This index is to allow the reader to find material in this review of timeliness in HCI. It is structured as a number of concepts listed under the headings:
Under each concept there are pointers to references and to relevant paragraphs in the relevant sections of this review.
These concepts come from Section 2 Timing Concepts. Note, this is an index to a review of timeliness in HCI not a review of work in real time systems. Some of the parallels drawn in this index are, to say the least, tenuous.
"Real time" is given by clocks that measure time in different units. One clock might say it is 23 November 2000, another that it is 23 November 2000, 1005 a.m. and 10 seconds. Granularity affects what counts as simultaneity. Another problem is that a system may have access to different clocks that may disagree, e.g., "drift".
A "deadline" is an event, a point in time before which some activity or process must be completed, e.g., I must finish my lecture by November 23, 2000, 1005 a.m. and 10 seconds. Less intuitively, a delay is also a point in time. This event is a time before which some activity must not start, e.g., I must not start my lecture before November 23, 2000, 0905 a.m. and 10 seconds.
Some activities or processes have to be repeated at regular intervals. Such activities exhibit "jitter" (innaccuracy in the delay). The period [frequency?] of repetition is referred to as "pace". [To be continued I don't have a good idea how this works - AM]
Real time data has a temporal validity. Data may have less value as it gets older. There are also problems when data is time stamped by different clocks so you don't know what order they were really recorded in.
This is about proving that a system can meet some real time perfromance specification described using the above formalisms. It involves estimating worst case execution times for the different processes/activities.

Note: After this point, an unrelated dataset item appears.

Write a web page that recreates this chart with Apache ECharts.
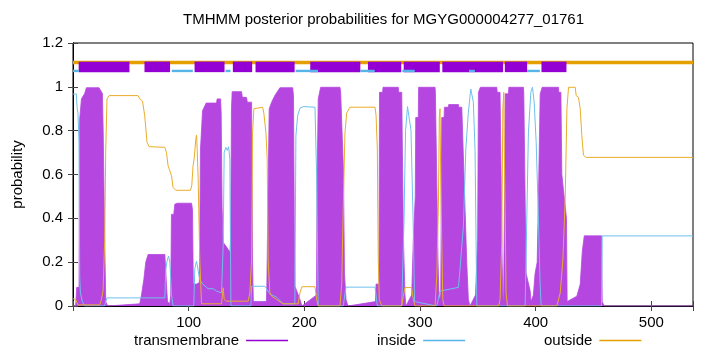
<!DOCTYPE html>
<html>
<head>
<meta charset="utf-8">
<script src="https://cdn.jsdelivr.net/npm/echarts@6/dist/echarts.min.js"></script>
<style>
  html, body { margin: 0; padding: 0; background: #fff; }
  #main { width: 720px; height: 352px; }
</style>
</head>
<body>
<div id="main"></div>
<script>
// residue position / posterior probability
var tmCurve = [
  [0, 0], [2.3, 0], [3.2, 0.085], [5.2, 0.085], [5.8, 0.853], [7.3, 0.945], [10.1, 0.97], [11.6, 0.996],
  [22.5, 0.996], [25.4, 0.97], [26.1, 0.8], [27.4, 0.3], [28.3, 0.02], [30, 0],
  [57.7, 0.01], [59.2, 0.05], [61.2, 0.12], [62.9, 0.2], [64.9, 0.235], [79.4, 0.235], [80.8, 0.1], [81.7, 0.02], [83.7, 0.01],
  [84.5, 0.05], [85.1, 0.418], [87.1, 0.418], [88, 0.464], [90, 0.469], [102.5, 0.469], [103.3, 0.44], [104, 0.1],
  [106.8, 0.1], [109.2, 0.107], [109.9, 0.5], [110.2, 0.716], [112, 0.891], [115.1, 0.926], [124.1, 0.926], [124.6, 0.945],
  [127.6, 0.945], [128.1, 0.88], [128.9, 0.45], [129.8, 0.29], [132.7, 0.27], [135.6, 0.245], [136.3, 0.3], [137, 0.9],
  [137.6, 0.978], [145.7, 0.978], [146.4, 0.952], [150, 0.952], [150.7, 0.93], [154.4, 0.93], [155.2, 0.2], [155.9, 0.02],
  [167.2, 0.02], [167.6, 0.1], [169.3, 0.107], [169.6, 0.899], [171.7, 0.93], [174.5, 0.96], [178.9, 0.996], [189.9, 0.996],
  [190.6, 0.96], [191.4, 0.3], [191.9, 0.09], [196.2, 0.03], [197.9, 0],
  [210.5, 0.05], [211.1, 0.6], [212, 0.945], [214.1, 0.998], [230.8, 0.998], [231.4, 0.975], [233.1, 0.975], [233.8, 0.62],
  [234.7, 0.15], [236, 0.03], [237.7, 0],
  [261.5, 0.02], [262, 0.1], [264.5, 0.1], [265, 0.975], [267.7, 0.975], [268, 0.998], [281.2, 0.998], [281.6, 0.975],
  [284.2, 0.975], [285.6, 0.32], [287, 0.05], [287.8, 0],
  [292.8, 0.05], [294.2, 0.3], [295.9, 0.5], [296.3, 0.86], [298.5, 0.86], [298.8, 0.998], [313, 0.998], [313.3, 0.975],
  [314.5, 0.975], [315.6, 0.2], [316.5, 0.03],
  [317.9, 0.05], [318.8, 0.86], [320.8, 0.86], [321.1, 0.907], [324.5, 0.907], [324.8, 0.919], [333.2, 0.919], [333.4, 0.907],
  [336.1, 0.907], [336.4, 0.86], [338.1, 0.86], [338.6, 0.5], [340.4, 0.2], [341.8, 0.03], [343.2, 0],
  [348, 0.05], [349.8, 0.3], [350.5, 0.975], [351.9, 0.975], [352.2, 0.998], [366.4, 0.998], [366.7, 0.975], [369.2, 0.975],
  [370.1, 0.6], [371, 0.2], [371.8, 0.02],
  [372.3, 0.05], [373.3, 0.6], [373.6, 0.968], [376.4, 0.968], [376.8, 0.998], [389.4, 0.998], [389.7, 0.975], [390.9, 0.975],
  [391.7, 0.15], [395.2, 0.07], [396, 0.02],
  [398, 0.05], [399.5, 0.15], [401.3, 0.2], [402.4, 0.5], [403.9, 0.968], [405.3, 0.968], [405.6, 0.998], [419.7, 0.998],
  [420, 0.975], [421.8, 0.975], [422.6, 0.6], [424.6, 0.5], [426.6, 0.4], [427.2, 0.02],
  [435.6, 0.045], [438.5, 0.1], [440.3, 0.25], [442, 0.32], [456.9, 0.32], [457.5, 0.02], [459.2, 0], [536, 0]
];

var insideCurve = [
  [0, 0.967], [2.9, 0.967], [3.5, 0.907], [4.3, 0.88], [5.2, 0.75], [5.8, 0.136], [6.4, 0.06], [8.1, 0.02], [10.1, 0],
  [27.4, 0], [28.3, 0.02], [29.4, 0.037], [79.4, 0.037], [80.2, 0.167], [81.3, 0.205], [82.6, 0.228], [83.7, 0.2],
  [85.2, 0.05], [86.5, 0], [104.4, 0], [105.3, 0.17], [106.8, 0.205], [108.2, 0.205], [109.6, 0.12], [112.5, 0.098],
  [116.8, 0.079], [121.1, 0.079], [124.1, 0.068], [128.4, 0.06], [129.8, 0.27], [130.7, 0.7], [132.1, 0.724], [133.3, 0.71],
  [134.5, 0.727], [135.6, 0.67], [136.5, 0], [153.8, 0], [154.4, 0.09], [155.5, 0.09], [165.9, 0.09], [170.2, 0.055],
  [176, 0.04], [181.7, 0.01], [191.8, 0.01], [192.7, 0.777], [194.2, 0.868], [196.2, 0.902], [199, 0.91], [209.2, 0.907],
  [210.6, 0.6], [212, 0], [233.6, 0], [236, 0.086], [261.1, 0.086], [263.1, 0], [284.2, 0], [286.2, 0.4], [287.5, 0.8],
  [289.2, 0.91], [290.9, 0.91], [292.2, 0.8], [294, 0.4], [295.3, 0.02], [314.5, 0], [317.3, 0.068], [333.2, 0.085],
  [334.6, 0.17], [337.5, 0.365], [339.6, 0.716], [341.8, 0.884], [343.9, 0.99], [345, 0.998], [346.1, 0.93], [347.6, 0.71],
  [349.1, 0], [390.9, 0], [393.7, 0.79], [395.8, 0.975], [397.2, 0.998], [398.7, 0.93], [400.4, 0.75], [402.1, 0.45],
  [403.8, 0.1], [404.7, 0], [456.9, 0], [457.5, 0.32], [536, 0.32]
];

var outsideCurve = [
  [0, 0.033], [2.3, 0.03], [4.3, 0.005], [23.1, 0.005], [24.6, 0.03], [26, 0.07], [27.4, 0.3], [28.3, 0.716], [29.4, 0.945],
  [31.2, 0.96], [56.2, 0.96], [57.7, 0.945], [60.1, 0.935], [62, 0.868], [64, 0.747], [65.8, 0.727], [79.4, 0.724],
  [80.8, 0.7], [82.2, 0.64], [83.7, 0.632], [85.2, 0.594], [86.5, 0.541], [88.9, 0.528], [101.6, 0.528], [102.7, 0.55],
  [103.8, 0.64], [104.7, 0.67], [106.2, 0.762], [106.8, 0.78], [107.3, 0.72], [108.2, 0.58], [109.6, 0.213], [111.1, 0.01],
  [128.4, 0.01], [129.8, 0.083], [130.7, 0.03], [132.7, 0.022], [151.4, 0.022], [152.9, 0.06], [154.4, 0.21], [155.2, 0.79],
  [156.4, 0.9], [157.2, 0.907], [163.9, 0.907], [165, 0.88], [166.8, 0.79], [167.9, 0.67], [168.7, 0.21], [170.2, 0.06],
  [171.7, 0.045], [176, 0.03], [181.7, 0.01], [194.7, 0.01], [196.2, 0.06], [197.9, 0.088], [209.2, 0.088], [210.6, 0.03],
  [212, 0], [230.8, 0], [232.3, 0.1], [233.6, 0.44], [235.1, 0.79], [236.6, 0.88], [239.4, 0.907], [261.1, 0.907],
  [262, 0.87], [263.1, 0.716], [263.9, 0.213], [264.8, 0.03], [266.9, 0], [284.2, 0], [285.6, 0.045], [287, 0.084],
  [292.8, 0.084], [294.2, 0.03], [295.7, 0], [313, 0], [314.5, 0.136], [315.9, 0.464], [316.7, 0.868], [317.3, 0.9],
  [317.9, 0.58], [318.8, 0.29], [319.7, 0.03], [320.8, 0], [368, 0], [369.2, 0.03], [370.7, 0.29], [371.6, 0.9],
  [372.4, 0.975], [372.9, 0.7], [373.6, 0.44], [374.4, 0.06], [375.6, 0], [418.3, 0], [421.2, 0.06], [423.5, 0.21],
  [425.5, 0.487], [427, 0.9], [428.4, 0.998], [434.2, 0.998], [435, 0.96], [437, 0.952], [438.5, 0.9], [439.9, 0.777],
  [441.3, 0.688], [443.6, 0.678], [536, 0.678]
];

// predicted topology drawn above the curves
var tmSegments = [
  [4.9, 48.8], [61.8, 83.9], [105.1, 131], [138.2, 154.9], [157.8, 191.6], [205.1, 248.4],
  [255, 283.8], [285.9, 317.1], [319.3, 371.8], [373.3, 392.6], [405, 426.6]
];
var insideSegments = [
  [0, 4.9], [85.4, 103.6], [131.9, 136.2], [192.5, 211.8], [248.4, 260.8],
  [284.7, 295.4], [342.4, 347.4], [392.6, 403.6]
];
var seqLength = 536;

var FONT = 'Liberation Sans';
var chart = echarts.init(document.getElementById('main'));

function segRenderer(yTop, yBottom, color) {
  return function (params, api) {
    var p1 = api.coord([api.value(0), yTop]);
    var p2 = api.coord([api.value(1), yBottom]);
    return {
      type: 'rect',
      shape: { x: p1[0], y: p1[1], width: p2[0] - p1[0], height: p2[1] - p1[1] },
      style: { fill: color }
    };
  };
}

var tickStyle = { show: true, inside: true, length: 5, lineStyle: { color: '#444', width: 1 } };

chart.setOption({
  animation: false,
  backgroundColor: '#fff',
  title: {
    text: 'TMHMM posterior probabilities for MGYG000004277_01761',
    left: 183,
    top: 12,
    padding: 0,
    textStyle: { fontFamily: FONT, fontSize: 15, fontWeight: 'normal', color: '#000' }
  },
  grid: { left: 73, right: 27, top: 43, bottom: 46, show: true, borderColor: '#000', borderWidth: 1, backgroundColor: 'transparent' },
  legend: [
    { data: ['transmembrane'], left: 134, top: 333 },
    { data: ['inside'], left: 377, top: 333 },
    { data: ['outside'], left: 544, top: 333 }
  ].map(function (l) {
    return Object.assign(l, {
      align: 'right', icon: 'rect', itemWidth: 42, itemHeight: 1.5, itemGap: 8, padding: 0,
      textStyle: { fontFamily: FONT, fontSize: 15, color: '#000', padding: [0, 2, 0, 0] }
    });
  }),
  xAxis: [{
    type: 'value', min: 0, max: seqLength, interval: 100,
    axisLine: { show: true, onZero: false, lineStyle: { color: '#000' } },
    axisTick: tickStyle,
    splitLine: { show: false },
    axisLabel: {
      fontFamily: FONT, fontSize: 15, color: '#000', margin: 9,
      formatter: function (v) { return (v > 0 && v % 100 === 0) ? String(v) : ''; }
    }
  }, {
    type: 'value', position: 'top', min: 0, max: seqLength, interval: 100,
    axisLine: { show: true, lineStyle: { color: '#000' } },
    axisTick: tickStyle, axisLabel: { show: false }, splitLine: { show: false }
  }],
  yAxis: [{
    type: 'value', min: 0, max: 1.2, interval: 0.2,
    name: 'probability', nameLocation: 'middle', nameGap: 48,
    nameTextStyle: { fontFamily: FONT, fontSize: 15, color: '#000' },
    axisLine: { show: true, lineStyle: { color: '#000' } },
    axisTick: tickStyle,
    splitLine: { show: false },
    axisLabel: { fontFamily: FONT, fontSize: 15, color: '#000', margin: 10 }
  }, {
    type: 'value', position: 'right', min: 0, max: 1.2, interval: 0.2,
    axisLine: { show: true, lineStyle: { color: '#000' } },
    axisTick: tickStyle, axisLabel: { show: false }, splitLine: { show: false }
  }],
  series: [
    {
      name: 'transmembrane', type: 'line', data: tmCurve, symbol: 'none',
      color: '#9400d3',
      lineStyle: { width: 0.8, color: '#b547e0' },
      areaStyle: { color: '#b547e0', opacity: 1, origin: 'start' },
      z: 2
    },
    {
      name: 'inside', type: 'line', data: insideCurve, symbol: 'none',
      color: '#56b4e9', lineStyle: { width: 1, color: '#70bfec' }, z: 4
    },
    {
      name: 'outside', type: 'line', data: outsideCurve, symbol: 'none',
      color: '#e69f00', lineStyle: { width: 1, color: '#e9ad2a' }, z: 4
    },
    {
      name: 'outsideBar', type: 'line', data: [[0, 1.111], [seqLength, 1.111]], symbol: 'none',
      lineStyle: { width: 3.3, color: '#e69f00' }, z: 5, silent: true
    },
    {
      name: 'tmBar', type: 'custom', data: tmSegments, encode: { x: [0, 1] },
      renderItem: segRenderer(1.115, 1.067, '#9400d3'), z: 6, silent: true
    },
    {
      name: 'insideBar', type: 'custom', data: insideSegments, encode: { x: [0, 1] },
      renderItem: segRenderer(1.078, 1.067, '#56b4e9'), z: 7, silent: true
    }
  ]
});
</script>
</body>
</html>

Work is commonly analysed hierarchically into tasks, sub-tasks, sub-sub-tasks and so on. The granularity at which you start and stop is entirely arbitrary and depends on the use to which the task analysis is to be put. Concerns are the background motivations a user may have (e.g., keep my job, maximise profit, avoid accidents). Functions are tasks described at a level of granularity that matches the system designer's concept of machine function. There are several notations for reasoning about tasks, concerns and functions.
In some design contexts there is a question as to whether a particular function should be carried out by the machine or the person. The problem is that automating the simple repetitive tasks that machines are better at may take the human "out of the loop" and make it hard to step in and solve the hard judgmental problems humans are good at. For this reason effective allocation of function requires a very detailed understanding of the task.
There are schemes for computing the approximate time it will take someone to complete some well learned task under ideal circumstances. These are really only effective at a fine level of task granularity (i.e. seconds or fractions of seconds). Fitts' Law allows one to predict movement time (e.g., a mouse) from the distance moved and the required accuracy of the movement. The keystroke model allows one to compute the time it takes to do something based on a low level task analysis and includes a heuristic for adding thinking time.
There is a community of psychologists, starting with Newell and Simon, who apply and develop techniques from artificial intelligence to the problem of modelling human information processing ("cognitive modelling"). Newell, Card and Moran developed this into an engineering approach. GOMS is a set of heuristics and a notation for describing low level interaction with a machine. The concept of a goal is very similar to that of a low level task. Operations are key presses, mouse clicks etc. Methods are combinations of operations with IF THEN selection rules.
There have been a number of experimental studies where people have to judge the duration of time between stimuli or events. In general, time seems to go faster when we are absorbed in a task. There are various theories to explain this. They are couched in terms of how processing resources are allocated.
There is also a large body of evidence on the recall of temporal order, i.e., sequences. Short term serial recall requires active rehearsal and has a limited capacity of four to ten "items", depending on the item in question (consider the task of remembering a telephone number between the time of looking it up and dialling).Short term serial recall exhibits primacy and recency effects. That is, recall is better for items presented early and late in the list.
Predictability in a user interface is, all things being equal, a good thing. For example, an action should have a predictable effect. Where the same action has different effects depending on the context (modes) and the user does not expect these differences, errors will result. The same may apply to response times. If users can predict how long it will take a computer to respond they can adapt the way they work accordingly. For example, they can do something else while they wait. Of course, a regular delay will only be predictable to the extent that users can estimate that time duration.